There has been considerable interest in magnetoacoustic waves in static, straight, field-aligned, 1D equilibria where the exteriors of a magnetic slab are different between the two sides. We focus on trapped, transverse fundamental, oblique quasi-kink modes in pressureless setups, where the density varies continuously from a uniform interior (with density ρ i) to a uniform exterior on either side (with density ρ L or ρ R), assuming ρ L ≤ ρ R ≤ ρ i. The continuous structuring and oblique propagation make our study new, relative to pertinent studies, and lead to wave damping via the Alfvén resonance. We compute resonantly damped quasi-kink modes as resistive eigenmodes, and isolate the effects of system asymmetry by varying ρ i/ρ R from the “Fully Symmetric” (ρ i/ρ R = ρ i/ρ L) to the “Fully Asymmetric” limit (ρ i/ρ R = 1). We find that the damping rates possess a nonmonotonic ρ i/ρ R-dependence as a result of the difference between the two Alfvén continua, and resonant absorption occurs only in one continuum when ρ i/ρ R is below some threshold. We also find that the system asymmetry results in two qualitatively different regimes for the phase and group diagrams.

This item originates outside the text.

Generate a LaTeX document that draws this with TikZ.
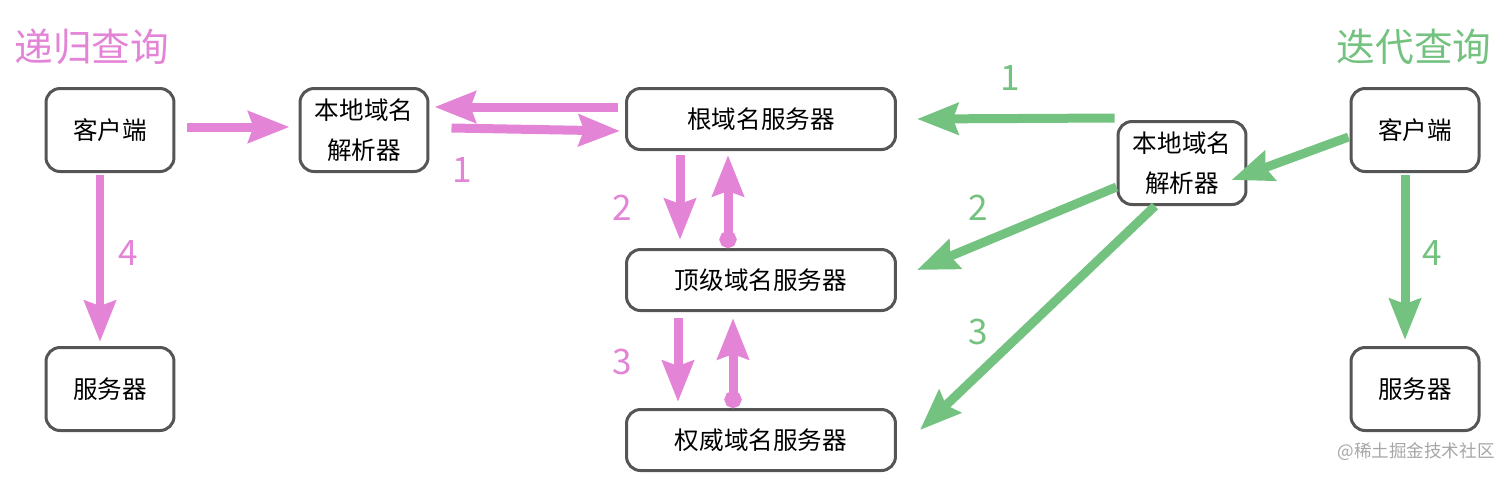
\documentclass[tikz,border=0pt]{standalone}
\usepackage{fontspec}
\setmainfont{Noto Sans CJK SC}
\usetikzlibrary{arrows.meta}
\definecolor{pinkline}{HTML}{E484D7}
\definecolor{greenline}{HTML}{74C280}
\definecolor{boxline}{HTML}{555555}
\begin{document}
\begin{tikzpicture}[x=0.02cm, y=-0.02cm,
  box/.style={draw=boxline, line width=0.06cm, rounded corners=0.28cm, inner sep=0,
    minimum width=2.56cm, minimum height=1.66cm, align=center,
    font=\fontsize{14}{23}\selectfont},
  wide/.style={box, minimum width=5.38cm, minimum height=1.22cm},
  parrow/.style={draw=pinkline, line width=0.18cm,
    -{Stealth[length=0.82cm, width=0.62cm, inset=0.1cm]}},
  garrow/.style={parrow, draw=greenline},
  pback/.style={parrow, {Circle[length=0.34cm]}-{Stealth[length=0.82cm, width=0.62cm, inset=0.1cm]}},
  pnum/.style={text=pinkline, font=\fontsize{20}{20}\selectfont},
  gnum/.style={text=greenline, font=\fontsize{20}{20}\selectfont}]
  \useasboundingbox (0,0) rectangle (1512,478);

  % titles
  \node[text=pinkline, font=\fontsize{22}{22}\selectfont] (titleL) at (92,47) {递归查询};
  \node[text=greenline, font=\fontsize{22}{22}\selectfont] (titleR) at (1414,47) {迭代查询};

  % recursive side
  \node[box] (cliL) at (110,130) {客户端};
  \node[box] (srvL) at (110,389) {服务器};
  \node[box] (resL) at (364,130) {本地域名\\解析器};

  % name servers
  \node[wide] (root) at (761,119) {根域名服务器};
  \node[wide] (tld) at (761,280) {顶级域名服务器};
  \node[wide] (auth) at (761,440) {权威域名服务器};

  % iterative side
  \node[box] (resR) at (1182,163) {本地域名\\解析器};
  \node[box] (cliR) at (1415,130) {客户端};
  \node[box] (srvR) at (1415,389) {服务器};

  % pink arrows
  \draw[parrow] ([shift={(12,-3)}]cliL.east) -- ([shift={(-9,-3)}]resL.west);
  \draw[parrow] ([shift={(-7,-12)}]root.west) -- ([shift={(5,-23)}]resL.east);
  \draw[parrow] ([shift={(22,-2)}]resL.east) -- ([shift={(-5,12)}]root.west);
  \draw[parrow] ([shift={(-10,2)}]cliL.south) -- ([shift={(-10,-4)}]srvL.north);
  \draw[parrow] ([shift={(-81,4)}]root.south) -- ([shift={(-81,-8)}]tld.north);
  \draw[pback] ([shift={(-33,0)}]tld.north) -- ([shift={(-33,4)}]root.south);
  \draw[parrow] ([shift={(-83,6)}]tld.south) -- ([shift={(-83,-6)}]auth.north);
  \draw[pback] ([shift={(-28,0)}]auth.north) -- ([shift={(-28,6)}]tld.south);

  \node[pnum] (p1) at (462,170) {1};
  \node[pnum] (p2) at (622,208) {2};
  \node[pnum] (p3) at (622,362) {3};
  \node[pnum] (p4) at (128,253) {4};

  % green arrows
  \draw[garrow] ([shift={(-2,-2)}]resR.north west) -- ([shift={(20,0)}]root.east);
  \draw[garrow] ([shift={(-1,7)}]cliR.west) -- ([shift={(-16,17)}]resR.east);
  \draw[garrow] ([shift={(0,24)}]resR.west) -- ([shift={(20,-10)}]tld.east);
  \draw[garrow] ([shift={(-27,0)}]resR.south) -- ([shift={(23,-10)}]auth.east);
  \draw[garrow] ([shift={(-10,2)}]cliR.south) -- ([shift={(-10,-6)}]srvR.north);

  \node[gnum] (g1) at (1010,78) {1};
  \node[gnum] (g2) at (978,208) {2};
  \node[gnum] (g3) at (978,332) {3};
  \node[gnum] (g4) at (1432,253) {4};

  % watermark
  \node[text=black!35, font=\fontsize{10}{10}\selectfont] (mark) at (1416,452) {@稀土掘金技术社区};
\end{tikzpicture}
\end{document}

The phase and group trajectories lie essentially on the same side (different sides) relative to the equilibrium magnetic field when the configuration is not far from a “Fully Asymmetric” (“Fully Symmetric”) one. Our numerical results are understood by making analytical progress in the thin-boundary limit, and discussed for imaging observations of axial standing modes and impulsively excited wavetrains.